** Start DATASET RECORDS **

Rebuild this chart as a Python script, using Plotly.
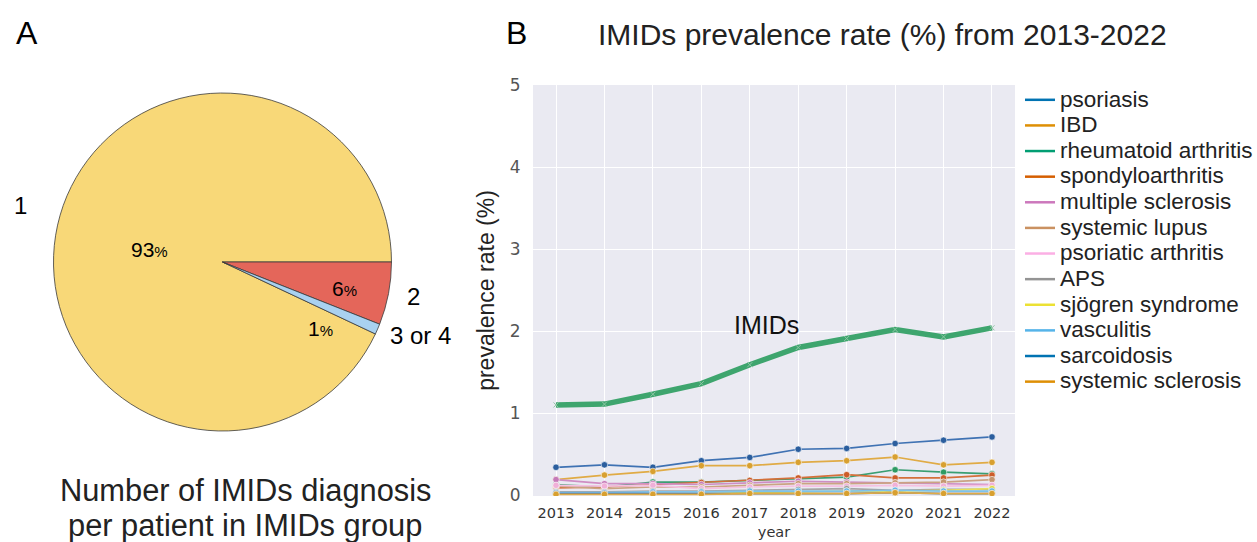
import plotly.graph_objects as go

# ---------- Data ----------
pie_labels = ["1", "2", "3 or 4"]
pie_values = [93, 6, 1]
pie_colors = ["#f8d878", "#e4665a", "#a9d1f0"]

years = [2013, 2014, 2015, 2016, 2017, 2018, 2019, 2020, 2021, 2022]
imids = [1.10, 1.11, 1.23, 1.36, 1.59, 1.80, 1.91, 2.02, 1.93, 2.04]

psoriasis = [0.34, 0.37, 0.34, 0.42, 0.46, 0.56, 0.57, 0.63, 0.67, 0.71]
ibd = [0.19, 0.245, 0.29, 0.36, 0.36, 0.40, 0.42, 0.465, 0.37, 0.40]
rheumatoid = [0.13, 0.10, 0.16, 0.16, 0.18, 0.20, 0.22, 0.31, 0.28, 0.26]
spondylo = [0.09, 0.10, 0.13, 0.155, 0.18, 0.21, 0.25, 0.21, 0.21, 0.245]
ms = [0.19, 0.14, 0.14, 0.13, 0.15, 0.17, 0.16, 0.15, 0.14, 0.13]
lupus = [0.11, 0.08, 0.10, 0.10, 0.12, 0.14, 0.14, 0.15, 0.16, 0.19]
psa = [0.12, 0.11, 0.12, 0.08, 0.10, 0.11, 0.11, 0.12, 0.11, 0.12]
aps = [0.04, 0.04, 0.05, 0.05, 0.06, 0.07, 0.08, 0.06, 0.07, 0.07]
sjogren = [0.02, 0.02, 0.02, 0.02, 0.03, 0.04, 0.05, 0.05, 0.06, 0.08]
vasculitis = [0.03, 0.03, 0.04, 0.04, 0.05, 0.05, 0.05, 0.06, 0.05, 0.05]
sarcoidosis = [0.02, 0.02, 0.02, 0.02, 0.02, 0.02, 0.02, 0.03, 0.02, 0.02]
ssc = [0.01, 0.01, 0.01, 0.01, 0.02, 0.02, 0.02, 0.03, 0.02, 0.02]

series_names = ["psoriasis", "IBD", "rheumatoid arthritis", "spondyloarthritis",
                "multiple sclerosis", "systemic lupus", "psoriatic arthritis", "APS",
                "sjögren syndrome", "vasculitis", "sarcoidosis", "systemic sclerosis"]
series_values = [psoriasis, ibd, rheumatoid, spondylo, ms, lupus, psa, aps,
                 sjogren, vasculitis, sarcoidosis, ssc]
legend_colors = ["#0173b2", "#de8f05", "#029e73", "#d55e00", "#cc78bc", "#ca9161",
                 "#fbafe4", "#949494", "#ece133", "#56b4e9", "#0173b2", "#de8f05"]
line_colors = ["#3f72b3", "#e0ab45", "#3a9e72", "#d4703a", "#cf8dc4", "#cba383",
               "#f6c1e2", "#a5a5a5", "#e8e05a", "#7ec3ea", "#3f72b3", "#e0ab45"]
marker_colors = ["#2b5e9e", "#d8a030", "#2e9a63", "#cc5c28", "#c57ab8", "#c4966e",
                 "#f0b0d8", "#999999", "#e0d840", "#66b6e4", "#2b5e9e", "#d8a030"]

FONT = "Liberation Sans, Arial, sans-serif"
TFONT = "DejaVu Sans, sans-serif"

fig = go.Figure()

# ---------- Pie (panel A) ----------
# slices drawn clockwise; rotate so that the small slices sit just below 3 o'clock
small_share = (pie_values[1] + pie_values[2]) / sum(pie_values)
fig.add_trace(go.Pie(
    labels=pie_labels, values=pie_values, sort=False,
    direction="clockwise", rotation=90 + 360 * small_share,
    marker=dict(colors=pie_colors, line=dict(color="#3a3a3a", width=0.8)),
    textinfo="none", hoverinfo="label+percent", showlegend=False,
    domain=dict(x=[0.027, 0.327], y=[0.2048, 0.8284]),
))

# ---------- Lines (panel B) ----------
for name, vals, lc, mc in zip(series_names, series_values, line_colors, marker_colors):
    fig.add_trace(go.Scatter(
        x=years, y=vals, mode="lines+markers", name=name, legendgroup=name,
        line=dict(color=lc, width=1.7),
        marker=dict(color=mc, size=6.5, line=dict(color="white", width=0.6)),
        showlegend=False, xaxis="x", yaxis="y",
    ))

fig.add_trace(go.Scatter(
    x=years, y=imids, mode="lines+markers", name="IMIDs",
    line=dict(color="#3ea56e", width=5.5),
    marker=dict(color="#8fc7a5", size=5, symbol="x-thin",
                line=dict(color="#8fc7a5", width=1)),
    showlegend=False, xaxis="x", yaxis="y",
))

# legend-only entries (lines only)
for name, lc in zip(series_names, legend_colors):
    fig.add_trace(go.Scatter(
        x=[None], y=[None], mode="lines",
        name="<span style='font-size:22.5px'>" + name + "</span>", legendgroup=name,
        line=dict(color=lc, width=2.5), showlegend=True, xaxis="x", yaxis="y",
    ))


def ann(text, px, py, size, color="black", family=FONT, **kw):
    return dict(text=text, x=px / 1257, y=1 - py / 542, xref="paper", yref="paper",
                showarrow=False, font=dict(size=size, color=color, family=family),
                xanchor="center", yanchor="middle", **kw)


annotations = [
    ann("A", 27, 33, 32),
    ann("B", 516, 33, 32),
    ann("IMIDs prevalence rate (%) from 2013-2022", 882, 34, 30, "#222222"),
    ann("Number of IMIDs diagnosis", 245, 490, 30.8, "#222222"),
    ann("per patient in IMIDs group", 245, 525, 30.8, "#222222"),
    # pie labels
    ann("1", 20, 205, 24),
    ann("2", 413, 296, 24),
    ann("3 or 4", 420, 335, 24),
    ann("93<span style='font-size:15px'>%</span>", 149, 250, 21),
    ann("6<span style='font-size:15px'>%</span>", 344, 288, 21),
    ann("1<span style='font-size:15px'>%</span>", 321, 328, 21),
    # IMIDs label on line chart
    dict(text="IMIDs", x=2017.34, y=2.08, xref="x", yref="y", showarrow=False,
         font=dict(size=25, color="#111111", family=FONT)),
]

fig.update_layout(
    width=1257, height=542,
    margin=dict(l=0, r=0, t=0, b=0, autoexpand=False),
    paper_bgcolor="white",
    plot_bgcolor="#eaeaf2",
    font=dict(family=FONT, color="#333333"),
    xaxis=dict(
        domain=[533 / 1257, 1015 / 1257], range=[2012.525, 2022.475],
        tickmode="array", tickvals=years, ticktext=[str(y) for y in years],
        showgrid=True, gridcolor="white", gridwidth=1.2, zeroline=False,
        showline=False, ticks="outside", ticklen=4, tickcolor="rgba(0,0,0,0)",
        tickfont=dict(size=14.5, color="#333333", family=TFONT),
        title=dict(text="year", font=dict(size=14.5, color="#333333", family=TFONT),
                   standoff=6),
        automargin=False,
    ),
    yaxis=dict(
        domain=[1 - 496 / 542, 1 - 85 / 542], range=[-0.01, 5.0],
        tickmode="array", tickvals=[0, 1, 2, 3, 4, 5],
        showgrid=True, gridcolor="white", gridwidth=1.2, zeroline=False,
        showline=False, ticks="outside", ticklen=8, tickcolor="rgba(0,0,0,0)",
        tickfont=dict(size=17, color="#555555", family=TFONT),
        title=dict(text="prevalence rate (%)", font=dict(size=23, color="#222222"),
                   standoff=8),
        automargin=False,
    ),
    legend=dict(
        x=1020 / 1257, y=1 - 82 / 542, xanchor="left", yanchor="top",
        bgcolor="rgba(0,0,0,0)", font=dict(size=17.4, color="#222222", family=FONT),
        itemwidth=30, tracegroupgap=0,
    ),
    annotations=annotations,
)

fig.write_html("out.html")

** End DATASET RECORDS **
** Start DATASET RECORDS **

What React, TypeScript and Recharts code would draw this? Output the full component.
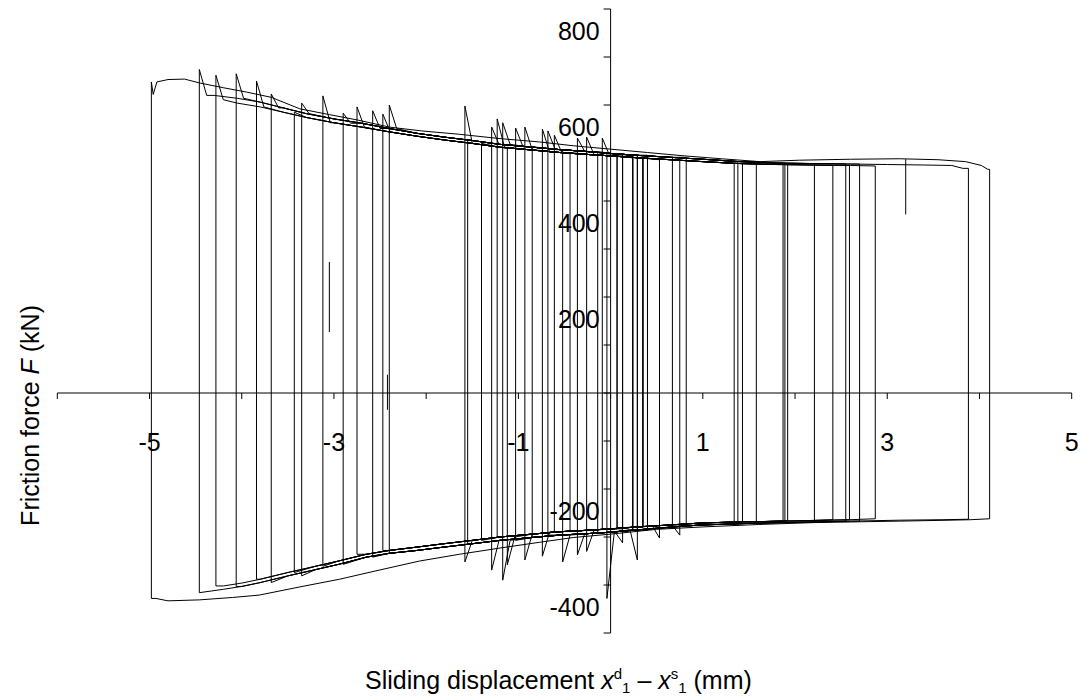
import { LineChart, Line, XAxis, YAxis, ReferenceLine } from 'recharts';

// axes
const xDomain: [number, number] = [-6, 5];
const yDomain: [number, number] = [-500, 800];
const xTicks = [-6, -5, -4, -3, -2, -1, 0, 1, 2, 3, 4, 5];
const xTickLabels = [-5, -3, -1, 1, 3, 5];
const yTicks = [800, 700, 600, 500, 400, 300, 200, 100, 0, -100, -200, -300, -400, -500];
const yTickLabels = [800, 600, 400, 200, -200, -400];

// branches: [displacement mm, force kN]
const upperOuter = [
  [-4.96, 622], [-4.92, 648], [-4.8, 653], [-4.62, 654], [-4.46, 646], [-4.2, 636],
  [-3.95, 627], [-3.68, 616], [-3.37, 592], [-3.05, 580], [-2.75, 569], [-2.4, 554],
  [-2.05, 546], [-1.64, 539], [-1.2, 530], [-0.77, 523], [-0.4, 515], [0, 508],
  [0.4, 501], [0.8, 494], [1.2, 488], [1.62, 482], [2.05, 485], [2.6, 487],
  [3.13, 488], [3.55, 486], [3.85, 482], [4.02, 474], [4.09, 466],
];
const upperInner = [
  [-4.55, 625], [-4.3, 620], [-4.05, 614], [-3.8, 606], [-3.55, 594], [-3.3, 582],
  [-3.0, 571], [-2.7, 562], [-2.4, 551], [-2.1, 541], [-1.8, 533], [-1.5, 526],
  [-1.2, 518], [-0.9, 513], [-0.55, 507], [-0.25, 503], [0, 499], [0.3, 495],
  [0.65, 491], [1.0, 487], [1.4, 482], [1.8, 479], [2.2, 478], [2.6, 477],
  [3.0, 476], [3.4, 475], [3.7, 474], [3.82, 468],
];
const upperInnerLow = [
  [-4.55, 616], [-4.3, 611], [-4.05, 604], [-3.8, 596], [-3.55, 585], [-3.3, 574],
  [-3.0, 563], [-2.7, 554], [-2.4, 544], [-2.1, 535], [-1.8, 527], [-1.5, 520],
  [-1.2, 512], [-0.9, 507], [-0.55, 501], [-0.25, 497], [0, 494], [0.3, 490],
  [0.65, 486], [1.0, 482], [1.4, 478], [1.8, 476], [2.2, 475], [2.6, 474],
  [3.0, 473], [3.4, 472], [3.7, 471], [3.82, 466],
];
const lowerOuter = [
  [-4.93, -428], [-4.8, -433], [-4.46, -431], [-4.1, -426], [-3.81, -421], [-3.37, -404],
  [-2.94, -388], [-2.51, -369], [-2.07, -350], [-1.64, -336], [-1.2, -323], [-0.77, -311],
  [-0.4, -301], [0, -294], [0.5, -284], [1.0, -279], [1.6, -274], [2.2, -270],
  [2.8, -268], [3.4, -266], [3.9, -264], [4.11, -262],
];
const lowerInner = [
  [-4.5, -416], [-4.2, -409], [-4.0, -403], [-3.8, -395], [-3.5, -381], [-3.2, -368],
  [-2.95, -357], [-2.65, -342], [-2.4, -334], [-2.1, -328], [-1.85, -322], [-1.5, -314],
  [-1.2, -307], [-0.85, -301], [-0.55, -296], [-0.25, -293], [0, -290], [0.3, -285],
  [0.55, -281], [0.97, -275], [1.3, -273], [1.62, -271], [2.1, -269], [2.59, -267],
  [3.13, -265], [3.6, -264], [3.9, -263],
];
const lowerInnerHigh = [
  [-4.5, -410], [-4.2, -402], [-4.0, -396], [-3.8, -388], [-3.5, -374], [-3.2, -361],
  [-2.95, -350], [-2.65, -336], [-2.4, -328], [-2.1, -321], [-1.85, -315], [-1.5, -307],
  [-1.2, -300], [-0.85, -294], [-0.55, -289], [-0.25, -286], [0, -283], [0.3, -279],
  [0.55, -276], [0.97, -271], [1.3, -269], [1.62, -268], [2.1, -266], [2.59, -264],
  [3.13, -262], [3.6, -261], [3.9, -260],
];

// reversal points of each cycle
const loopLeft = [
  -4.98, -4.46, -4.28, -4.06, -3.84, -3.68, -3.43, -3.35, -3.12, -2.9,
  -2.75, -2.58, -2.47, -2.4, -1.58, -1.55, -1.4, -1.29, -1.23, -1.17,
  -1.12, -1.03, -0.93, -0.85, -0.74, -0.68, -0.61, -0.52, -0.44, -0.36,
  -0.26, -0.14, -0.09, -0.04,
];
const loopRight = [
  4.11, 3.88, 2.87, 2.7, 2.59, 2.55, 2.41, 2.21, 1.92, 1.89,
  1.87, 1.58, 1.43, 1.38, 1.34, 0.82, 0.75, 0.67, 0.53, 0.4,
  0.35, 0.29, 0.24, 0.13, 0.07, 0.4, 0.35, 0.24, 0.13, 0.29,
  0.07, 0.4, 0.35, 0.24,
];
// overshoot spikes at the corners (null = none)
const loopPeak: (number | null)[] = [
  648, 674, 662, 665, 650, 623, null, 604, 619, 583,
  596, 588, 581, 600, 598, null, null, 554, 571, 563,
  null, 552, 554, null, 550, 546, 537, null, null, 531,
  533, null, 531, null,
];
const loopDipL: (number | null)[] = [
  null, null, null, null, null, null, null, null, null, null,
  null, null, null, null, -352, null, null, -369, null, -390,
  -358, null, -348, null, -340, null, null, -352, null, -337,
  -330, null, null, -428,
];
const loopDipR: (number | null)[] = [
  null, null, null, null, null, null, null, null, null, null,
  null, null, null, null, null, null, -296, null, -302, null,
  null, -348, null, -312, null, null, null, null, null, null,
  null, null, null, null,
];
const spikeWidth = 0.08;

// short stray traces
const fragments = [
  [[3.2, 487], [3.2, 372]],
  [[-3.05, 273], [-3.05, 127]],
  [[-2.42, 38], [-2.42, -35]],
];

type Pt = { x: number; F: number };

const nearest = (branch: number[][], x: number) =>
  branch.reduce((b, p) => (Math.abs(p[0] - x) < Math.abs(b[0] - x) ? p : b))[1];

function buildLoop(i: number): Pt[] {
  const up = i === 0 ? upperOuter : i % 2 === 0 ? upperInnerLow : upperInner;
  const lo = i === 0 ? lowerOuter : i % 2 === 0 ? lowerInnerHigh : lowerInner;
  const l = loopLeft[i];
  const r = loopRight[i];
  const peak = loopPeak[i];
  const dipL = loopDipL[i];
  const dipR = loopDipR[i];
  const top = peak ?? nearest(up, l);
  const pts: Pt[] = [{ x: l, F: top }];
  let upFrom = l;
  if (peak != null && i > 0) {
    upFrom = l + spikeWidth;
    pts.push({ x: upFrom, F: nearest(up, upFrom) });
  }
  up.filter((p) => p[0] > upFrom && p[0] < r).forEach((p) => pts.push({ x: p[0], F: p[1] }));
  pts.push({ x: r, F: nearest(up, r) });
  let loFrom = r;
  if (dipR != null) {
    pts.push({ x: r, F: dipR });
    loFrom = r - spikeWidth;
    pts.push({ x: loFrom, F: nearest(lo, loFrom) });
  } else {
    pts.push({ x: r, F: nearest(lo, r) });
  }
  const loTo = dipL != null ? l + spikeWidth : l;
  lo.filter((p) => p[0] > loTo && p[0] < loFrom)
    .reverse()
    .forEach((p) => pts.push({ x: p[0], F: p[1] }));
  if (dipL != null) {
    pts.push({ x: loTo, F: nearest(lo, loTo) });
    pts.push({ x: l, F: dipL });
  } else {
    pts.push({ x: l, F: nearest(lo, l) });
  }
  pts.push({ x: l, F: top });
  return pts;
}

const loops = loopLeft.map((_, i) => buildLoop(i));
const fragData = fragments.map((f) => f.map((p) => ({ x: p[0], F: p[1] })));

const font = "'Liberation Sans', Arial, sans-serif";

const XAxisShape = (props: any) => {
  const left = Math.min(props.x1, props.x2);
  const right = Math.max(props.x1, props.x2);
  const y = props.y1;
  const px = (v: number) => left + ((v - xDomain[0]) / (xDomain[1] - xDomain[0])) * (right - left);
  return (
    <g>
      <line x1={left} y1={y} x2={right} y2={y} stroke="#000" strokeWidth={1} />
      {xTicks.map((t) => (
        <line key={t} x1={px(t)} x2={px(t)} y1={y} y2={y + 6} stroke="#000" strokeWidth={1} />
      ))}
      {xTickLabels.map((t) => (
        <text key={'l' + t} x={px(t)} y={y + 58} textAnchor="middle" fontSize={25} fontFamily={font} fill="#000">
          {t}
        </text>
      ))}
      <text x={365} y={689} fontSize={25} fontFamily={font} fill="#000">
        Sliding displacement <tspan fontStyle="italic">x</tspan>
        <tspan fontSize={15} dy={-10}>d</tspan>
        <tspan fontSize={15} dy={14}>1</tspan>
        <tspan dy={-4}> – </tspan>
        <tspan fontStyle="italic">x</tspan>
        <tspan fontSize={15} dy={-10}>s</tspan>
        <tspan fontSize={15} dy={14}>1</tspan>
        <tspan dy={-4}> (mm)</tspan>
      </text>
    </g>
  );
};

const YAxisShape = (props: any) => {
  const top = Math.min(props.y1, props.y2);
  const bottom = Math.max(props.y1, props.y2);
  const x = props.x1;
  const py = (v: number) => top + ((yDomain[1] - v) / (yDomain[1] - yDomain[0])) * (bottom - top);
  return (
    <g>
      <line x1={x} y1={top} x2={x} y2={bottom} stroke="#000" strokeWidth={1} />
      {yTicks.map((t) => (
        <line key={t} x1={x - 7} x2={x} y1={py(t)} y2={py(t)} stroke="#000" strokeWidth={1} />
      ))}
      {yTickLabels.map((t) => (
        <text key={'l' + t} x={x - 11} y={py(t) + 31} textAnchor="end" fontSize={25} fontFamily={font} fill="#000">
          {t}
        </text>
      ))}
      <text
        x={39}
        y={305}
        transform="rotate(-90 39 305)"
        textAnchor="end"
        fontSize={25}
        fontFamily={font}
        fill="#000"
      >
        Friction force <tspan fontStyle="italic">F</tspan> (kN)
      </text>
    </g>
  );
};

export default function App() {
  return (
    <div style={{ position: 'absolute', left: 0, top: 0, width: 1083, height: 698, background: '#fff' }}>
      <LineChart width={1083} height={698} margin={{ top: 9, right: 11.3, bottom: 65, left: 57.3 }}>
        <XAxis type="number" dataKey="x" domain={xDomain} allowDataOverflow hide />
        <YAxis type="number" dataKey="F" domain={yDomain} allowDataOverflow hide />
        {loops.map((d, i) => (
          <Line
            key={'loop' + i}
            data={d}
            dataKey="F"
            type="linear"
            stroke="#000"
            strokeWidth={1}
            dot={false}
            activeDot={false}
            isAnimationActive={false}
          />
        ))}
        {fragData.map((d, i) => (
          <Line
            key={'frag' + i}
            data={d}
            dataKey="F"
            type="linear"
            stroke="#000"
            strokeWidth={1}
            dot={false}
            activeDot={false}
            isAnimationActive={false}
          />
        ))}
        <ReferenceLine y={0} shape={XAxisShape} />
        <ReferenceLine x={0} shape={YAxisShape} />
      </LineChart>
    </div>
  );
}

** End DATASET RECORDS **

◆ THE EXERCISE ◆
Leave the pictures out and copy exactly the lines from the one with "Rebuild this chart" to the one with "2.02, 1.93, 2.04]", both included.

◆ SOLUTION FOR THIS PROBLEM ◆
Rebuild this chart as a Python script, using Plotly.
import plotly.graph_objects as go

# ---------- Data ----------
pie_labels = ["1", "2", "3 or 4"]
pie_values = [93, 6, 1]
pie_colors = ["#f8d878", "#e4665a", "#a9d1f0"]

years = [2013, 2014, 2015, 2016, 2017, 2018, 2019, 2020, 2021, 2022]
imids = [1.10, 1.11, 1.23, 1.36, 1.59, 1.80, 1.91, 2.02, 1.93, 2.04]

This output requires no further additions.